Be careful with this! Cognitive degradation is often happening before you feel any of the effects of sleep deprivation. If you're doing this, I suggest tracking your reaction time as you go. I personally sleep +90min from the subjective "feeling pretty awake" limit. Nevertheless, probing that limit provides useful information, even if you don't plan to stay there.
Personally, I've found that my need for sleep varies between something like 6h and 9h per day. Having a fixed wake-up time and the ability to nap in order to reclaim a sleep deficit makes it a lot easier for me to experiment. And, of course, if you follow this strategy to its conclusion, you can push your core sleep down to 5h and reliably take a midday nap, and now you're following a siesta sleep schedule.

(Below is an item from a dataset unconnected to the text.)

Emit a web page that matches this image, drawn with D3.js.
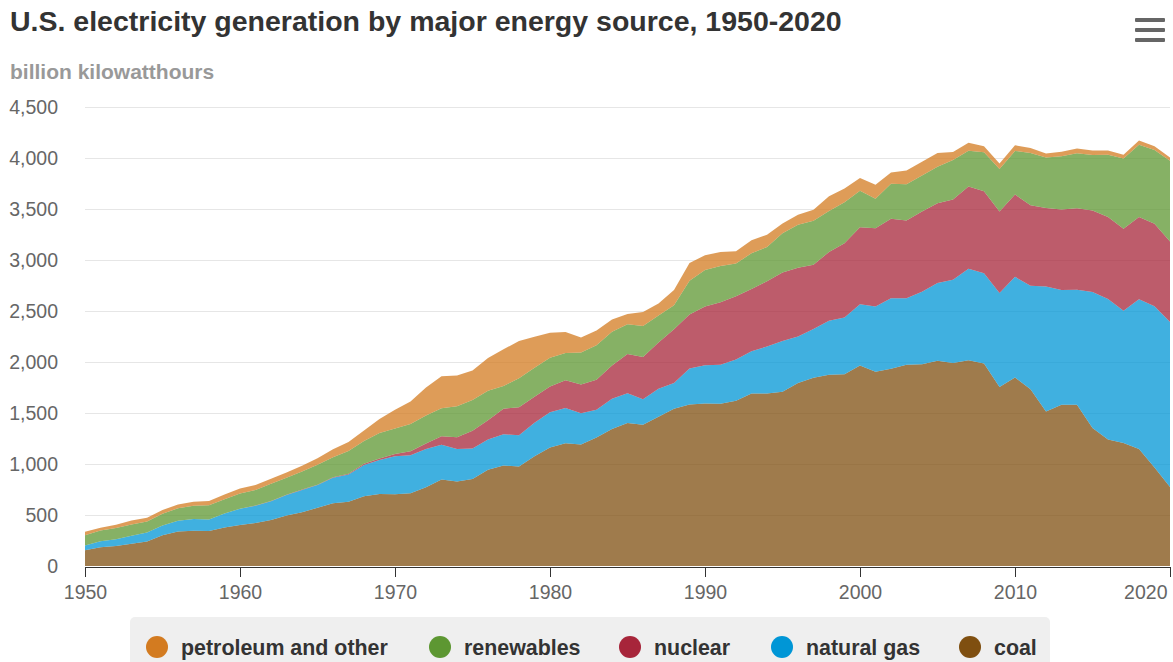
<!DOCTYPE html>
<html lang="en">
<head>
<meta charset="UTF-8">
<title>U.S. electricity generation by major energy source</title>
<script src="https://d3js.org/d3.v7.min.js"></script>
<style>
  body { margin: 0; background: #fff; }
  svg { display: block; font-family: "Liberation Sans", Arial, sans-serif; }
</style>
</head>
<body>
<div id="chart"></div>
<script>
// years on the x axis
var years = d3.range(1950, 2021);

// billion kilowatthours, one value per year 1950-2020
var coal = [155,185,195,219,239,301,339,346,344,378,
  403,422,450,494,526,571,614,631,685,706,
  704,713,771,848,828,853,944,985,976,1075,
  1162,1203,1192,1259,1342,1402,1386,1464,1541,1584,
  1594,1591,1621,1690,1691,1709,1795,1845,1874,1881,
  1966,1904,1933,1974,1978,2013,1991,2016,1986,1756,
  1847,1733,1514,1581,1582,1352,1239,1206,1146,965,
  774];
var naturalGas = [45,57,68,77,89,95,104,114,111,137,
  158,169,184,202,220,222,251,265,304,333,
  373,374,376,341,320,300,295,306,305,330,
  346,346,305,274,297,292,249,273,253,353,
  373,382,404,415,460,496,455,479,531,556,
  601,639,691,650,710,761,816,897,883,921,
  988,1014,1226,1125,1127,1335,1378,1296,1469,1582,
  1617];
var nuclear = [0,0,0,0,0,0,0,0,0.2,0.2,
  0.5,1.7,2.3,3.2,3.3,3.7,5.5,7.7,12.5,13.9,
  21.8,38.1,54.1,83.5,114,172.5,191.1,250.9,276.4,255.2,
  251.1,272.7,282.8,293.7,327.6,383.7,414,455.3,527,529.4,
  576.9,612.6,618.8,610.3,640.4,673.4,674.7,628.6,673.7,728.3,
  753.9,768.8,780.1,763.7,788.5,782,787.2,806.4,806.2,798.9,
  807,790.2,769.3,789,797.2,797.2,805.7,805,807.1,809.4,
  789.9];
var renewables = [101,105,110,110,109,116,124,130,141,139,
  150,153,169,166,177,195,196,224,224,251,
  249,268,275,275,304,303,288,224,284,284,
  282,267,314,338,330,292,304,263,235,330,
  357,355,323,351,335,384,420,433,402,400,
  357,288,344,356,352,357,385,352,381,417,
  427,513,495,522,540,544,610,687,707,723,
  792];
var petroleumOther = [34,29,32,40,35,37,36,39,40,46,
  48,49,49,52,57,65,79,89,104,138,
  184,220,274,314,301,289,320,358,365,304,
  246,206,147,144,120,100,137,119,149,175,
  145,139,118,128,122,95,100,108,145,135,
  125,138,110,133,135,137,80,78,60,52,
  55,48,40,44,48,46,42,38,43,35,
  33];

// stack order, bottom to top
var keys = ["coal", "natural gas", "nuclear", "renewables", "petroleum and other"];
var colors = {
  "coal": "#7f4f10",
  "natural gas": "#0096d6",
  "nuclear": "#a7253a",
  "renewables": "#5d9732",
  "petroleum and other": "#d37b20"
};
var legendOrder = ["petroleum and other", "renewables", "nuclear", "natural gas", "coal"];
var yTicks = [0,500,1000,1500,2000,2500,3000,3500,4000,4500];
var xTicks = [1950,1960,1970,1980,1990,2000,2010,2020];

var table = years.map(function(yr, i) {
  return {
    year: yr,
    "coal": coal[i],
    "natural gas": naturalGas[i],
    "nuclear": nuclear[i],
    "renewables": renewables[i],
    "petroleum and other": petroleumOther[i]
  };
});

var W = 1173, H = 662;
var plot = {left: 85, right: 1170, top: 107, bottom: 566};

var svg = d3.select("#chart").append("svg")
  .attr("width", W)
  .attr("height", H);

// title + subtitle
svg.append("text")
  .attr("x", 10).attr("y", 31)
  .style("font-size", "28.5px").style("font-weight", "bold")
  .style("fill", "#333")
  .text("U.S. electricity generation by major energy source, 1950-2020");

svg.append("text")
  .attr("x", 10).attr("y", 79)
  .style("font-size", "21px").style("font-weight", "bold")
  .style("fill", "#999")
  .text("billion kilowatthours");

// menu icon
svg.append("g").selectAll("rect")
  .data([20, 30, 40])
  .enter().append("rect")
  .attr("x", 1135).attr("y", function(d) { return d - 2; })
  .attr("width", 30).attr("height", 4).attr("rx", 1)
  .style("fill", "#666");

var x = d3.scaleLinear().domain([1950, 2020]).range([plot.left, plot.right]);
var y = d3.scaleLinear().domain([0, 4500]).range([plot.bottom, plot.top]);

// gridlines
svg.append("g").selectAll("line")
  .data(yTicks.slice(1))
  .enter().append("line")
  .attr("x1", plot.left).attr("x2", plot.right)
  .attr("y1", function(d) { return Math.round(y(d)) + 0.5; })
  .attr("y2", function(d) { return Math.round(y(d)) + 0.5; })
  .style("stroke", "#e6e6e6");

// stacked areas
var series = d3.stack().keys(keys)(table);
var area = d3.area()
  .x(function(d) { return x(d.data.year); })
  .y0(function(d) { return y(d[0]); })
  .y1(function(d) { return y(d[1]); });

svg.append("g").selectAll("path")
  .data(series)
  .enter().append("path")
  .attr("d", area)
  .style("fill", function(d) { return colors[d.key]; })
  .style("fill-opacity", 0.75);

// y axis labels
var yAxis = svg.append("g")
  .attr("transform", "translate(58,0)")
  .call(d3.axisLeft(y).tickValues(yTicks).tickSize(0).tickPadding(0).tickFormat(d3.format(",")));
yAxis.select(".domain").remove();
yAxis.selectAll("text")
  .style("font-size", "19.5px").style("fill", "#666")
  .style("font-family", "'Liberation Sans', Arial, sans-serif");

// x axis
var xAxis = svg.append("g")
  .attr("transform", "translate(0," + (plot.bottom + 1) + ")")
  .call(d3.axisBottom(x).tickValues(xTicks).tickSize(10).tickSizeOuter(0).tickPadding(8).tickFormat(d3.format("d")));
xAxis.select(".domain").style("stroke", "#333");
xAxis.selectAll(".tick line").style("stroke", "#333");
xAxis.selectAll("text")
  .style("font-size", "19.5px").style("fill", "#666")
  .style("font-family", "'Liberation Sans', Arial, sans-serif");
// keep the last label inside the chart
xAxis.selectAll(".tick text").filter(function(d) { return d === 2020; })
  .attr("text-anchor", "end").attr("dx", "-3");

// legend
var legend = svg.append("g");
legend.append("rect")
  .attr("x", 130).attr("y", 617)
  .attr("width", 920).attr("height", 60).attr("rx", 5)
  .style("fill", "#efefef");

var legendX = [157, 440, 630, 782, 970];
var item = legend.selectAll("g.item")
  .data(legendOrder)
  .enter().append("g")
  .attr("class", "item")
  .attr("transform", function(d, i) { return "translate(" + legendX[i] + ",647)"; });
item.append("circle")
  .attr("r", 11)
  .style("fill", function(d) { return colors[d]; });
item.append("text")
  .attr("x", 24).attr("dy", "0.35em")
  .style("font-size", "21.4px").style("font-weight", "bold")
  .style("fill", "#333")
  .text(function(d) { return d; });
</script>
</body>
</html>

So there you go. I know it's not a very well-organized list, but hopefully you can extract something useful. I am of the opinion that good sleep is an important component of high productivity/motivation, so if you're currently lacking in motivation, it's definitely worth checking whether or not sleep is the bottleneck. Regardless, it's well worth experimenting: if you can save 90 minutes of sleep per night then you're saving over five hundred hours per year. This is one of those places where small improvements lead to large benefits.